Charts and diagrams as code:
[START]
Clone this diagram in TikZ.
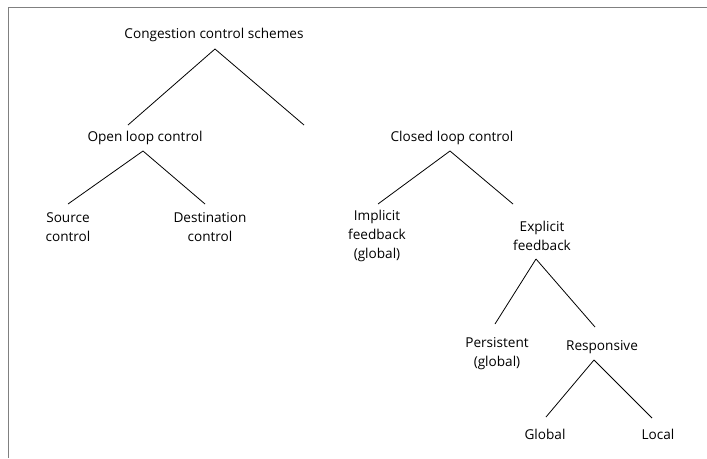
\documentclass[tikz,border=0pt]{standalone}
\usepackage{fontspec}
\setmainfont{Open Sans}
\begin{document}
\begin{tikzpicture}[x=1pt,y=-1pt,font=\fontsize{13.6}{19}\selectfont]
\tikzset{lbl/.style={align=center, inner sep=1pt}}
\useasboundingbox (0,0) rectangle (707,458);
\draw[gray, thin] (8,458) -- (8,7) -- (707,7);
\node[lbl] (CCS) at (214,35) {Congestion control schemes};
\node[lbl] (OLC) at (145,138) {Open loop control};
\node[lbl] (CLC) at (452,138) {Closed loop control};
\node[lbl] (SC) at (68,227) {Source\\control};
\node[lbl] (DC) at (210,227) {Destination\\control};
\node[lbl] (IF) at (377,236) {Implicit\\feedback\\(global)};
\node[lbl] (EF) at (542,236) {Explicit\\feedback};
\node[lbl] (PG) at (497,354) {Persistent\\(global)};
\node[lbl] (RS) at (602,347) {Responsive};
\node[lbl] (GL) at (545,434) {Global};
\node[lbl] (LC) at (658,434) {Local};
\coordinate (a1) at (215,49); \coordinate (a2) at (128,125); \coordinate (a3) at (304,125);
\coordinate (b1) at (143,151); \coordinate (b2) at (68,204); \coordinate (b3) at (205,204);
\coordinate (c1) at (450,151); \coordinate (c2) at (378,204); \coordinate (c3) at (513,204);
\coordinate (d1) at (536,259); \coordinate (d2) at (495,324); \coordinate (d3) at (595,327);
\coordinate (e1) at (594,360); \coordinate (e2) at (546,417); \coordinate (e3) at (652,418);
\path [-, thick, draw=black] (a1) edge (a2);
\path [-, thick, draw=black] (a1) edge (a3);
\path [-, thick, draw=black] (b1) edge (b2);
\path [-, thick, draw=black] (b1) edge (b3);
\path [-, thick, draw=black] (c1) edge (c2);
\path [-, thick, draw=black] (c1) edge (c3);
\path [-, thick, draw=black] (d1) edge (d2);
\path [-, thick, draw=black] (d1) edge (d3);
\path [-, thick, draw=black] (e1) edge (e2);
\path [-, thick, draw=black] (e1) edge (e3);
\end{tikzpicture}
\end{document}
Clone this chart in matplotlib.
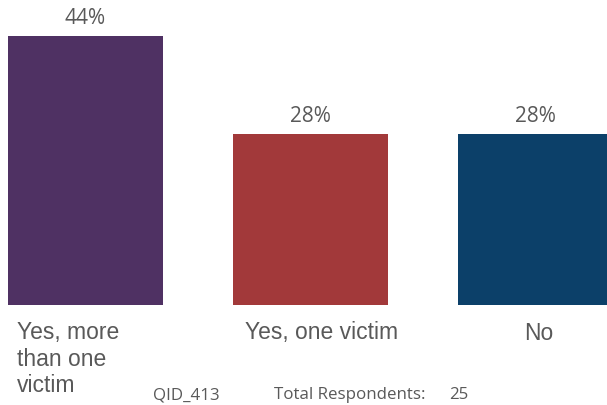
import matplotlib.pyplot as plt
import numpy as np

categories = ['Yes, more\nthan one\nvictim', 'Yes, one victim', 'No']
values = [44, 28, 28]
colors = ['#4F3163', '#A2393A', '#0C4069']
qid = 'QID_413'
total = 25

fig = plt.figure(figsize=(6.07, 4.05), dpi=100)
ax = fig.add_axes([0, 0, 1, 1])

x = np.arange(len(values))
ax.bar(x, values, width=0.69, color=colors)
ax.set_xlim(-0.38, 2.318)
ax.set_ylim(-16.4, 49.9)
ax.axis('off')

# value labels
for xi, v in zip(x, values):
    ax.text(xi, v + 1.1, f'{v}%', ha='center', va='bottom',
            fontsize=15, color='#595959', family='Open Sans')

# category labels (pixel positions from top-left)
def px(xp, yp):
    return xp / 607, 1 - yp / 405

fig.text(*px(17, 321), categories[0], ha='left', va='top', fontsize=16.5,
         color='#595959', family='Liberation Sans', linespacing=1.2)
fig.text(*px(322, 333), categories[1], ha='center', va='center', fontsize=16.5,
         color='#595959', family='Liberation Sans')
fig.text(*px(539, 333), categories[2], ha='center', va='center', fontsize=16.5,
         color='#595959', family='Liberation Sans')

# footer
fig.text(*px(153, 395), qid, ha='left', va='center', fontsize=12.2,
         color='#595959', family='Open Sans')
fig.text(*px(274, 395), 'Total Respondents:', ha='left', va='center', fontsize=12.2,
         color='#595959', family='Open Sans')
fig.text(*px(449, 395), str(total), ha='left', va='center', fontsize=12.2,
         color='#595959', family='Open Sans')

fig.savefig('out.png', dpi=100)
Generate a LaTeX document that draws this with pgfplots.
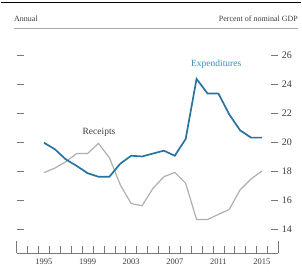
\documentclass[border=0pt]{standalone}
\usepackage{fontspec}
\setmainfont{Liberation Serif}
\usepackage{pgfplots}
\pgfplotsset{compat=1.18}
\definecolor{expblue}{RGB}{40,115,160}
\definecolor{explabel}{RGB}{55,140,185}
\definecolor{recgray}{RGB}{175,175,175}
\definecolor{tickgray}{RGB}{120,120,120}
\definecolor{txtgray}{RGB}{60,60,60}
\pgfplotstableread{
year exp rec
1995 19.95 17.88
1996 19.50 18.20
1997 18.80 18.63
1998 18.35 19.20
1999 17.85 19.20
2000 17.60 19.90
2001 17.60 18.92
2002 18.50 17.05
2003 19.05 15.75
2004 19.00 15.60
2005 19.20 16.80
2006 19.40 17.60
2007 19.05 17.90
2008 20.20 17.15
2009 24.35 14.65
2010 23.35 14.65
2011 23.35 15.00
2012 21.90 15.35
2013 20.80 16.70
2014 20.30 17.45
2015 20.30 18.00
}\data
\begin{document}
\begin{tikzpicture}
\path[use as bounding box] (0pt,0pt) rectangle (302pt,275pt);
\draw[line width=1.6pt, black] (1pt,272.3pt) -- (301pt,272.3pt);
\draw[line width=0.5pt, black!35] (14pt,246.7pt) -- (298pt,246.7pt);
\node[anchor=west, font=\fontsize{8}{9}\selectfont, text=txtgray, inner sep=0pt] at (14pt,256.5pt) {Annual};
\node[anchor=east, font=\fontsize{8}{9}\selectfont, text=txtgray, inner sep=0pt] at (298pt,256.5pt) {Percent of nominal GDP};
\begin{axis}[
  at={(16.7pt,22pt)}, anchor=south west,
  scale only axis, width=261.6pt, height=212.5pt,
  xmin=1992.5, xmax=2016.5, ymin=12.34, ymax=27.0,
  axis line style={draw=none},
  tick align=inside,
  major tick length=7pt, minor tick length=7pt,
  xtick={1995,1999,2003,2007,2011,2015},
  xticklabels={1995,1999,2003,2007,2011,2015},
  major x tick style={draw=none},
  minor xtick={1992.5,1993.5,...,2016.5},
  minor x tick style={draw=tickgray, line width=0.5pt},
  xtick pos=bottom,
  xticklabel style={font=\fontsize{8.5}{9}\selectfont, text=txtgray, yshift=-2pt},
  ytick={14,16,18,20,22,24,26},
  yticklabels={14,16,18,20,22,24,26},
  ytick pos=both, yticklabel pos=right,
  y tick style={draw=tickgray, line width=0.6pt},
  yticklabel style={font=\fontsize{10}{11}\selectfont, text=txtgray},
  clip=false,
]
\draw[tickgray, line width=0.6pt] (rel axis cs:0,0) -- (rel axis cs:1,0);
\draw[tickgray, line width=0.5pt] (rel axis cs:0,0) -- (rel axis cs:0,0.055);
\draw[tickgray, line width=0.5pt] (rel axis cs:1,0) -- (rel axis cs:1,0.055);
\addplot[recgray, line width=1.2pt, mark=none] table[x=year, y=rec] {\data};
\addplot[expblue, line width=1.7pt, mark=none] table[x=year, y=exp] {\data};
\node[font=\fontsize{9.5}{10}\selectfont, text=txtgray] at (axis cs:2000.05,20.69) {Receipts};
\node[font=\fontsize{9.5}{10}\selectfont, text=explabel] at (axis cs:2010.8,25.35) {Expenditures};
\end{axis}
\end{tikzpicture}
\end{document}
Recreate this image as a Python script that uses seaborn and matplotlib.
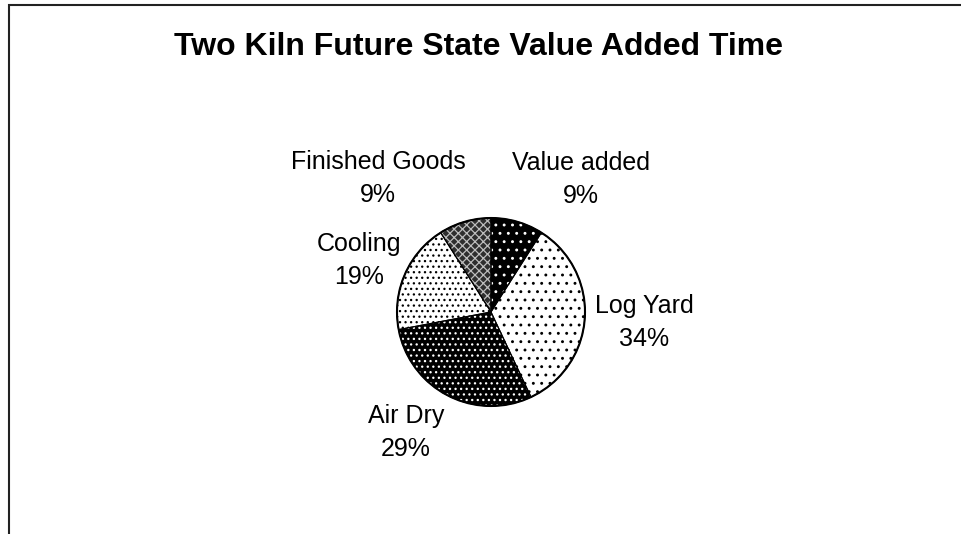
[END]
→ **What to do**
All lines holding the word "this" should be picked out and copied.

→ **Solution to the exercise**
Clone this diagram in TikZ.
Clone this chart in matplotlib.
Generate a LaTeX document that draws this with pgfplots.
Recreate this image as a Python script that uses seaborn and matplotlib.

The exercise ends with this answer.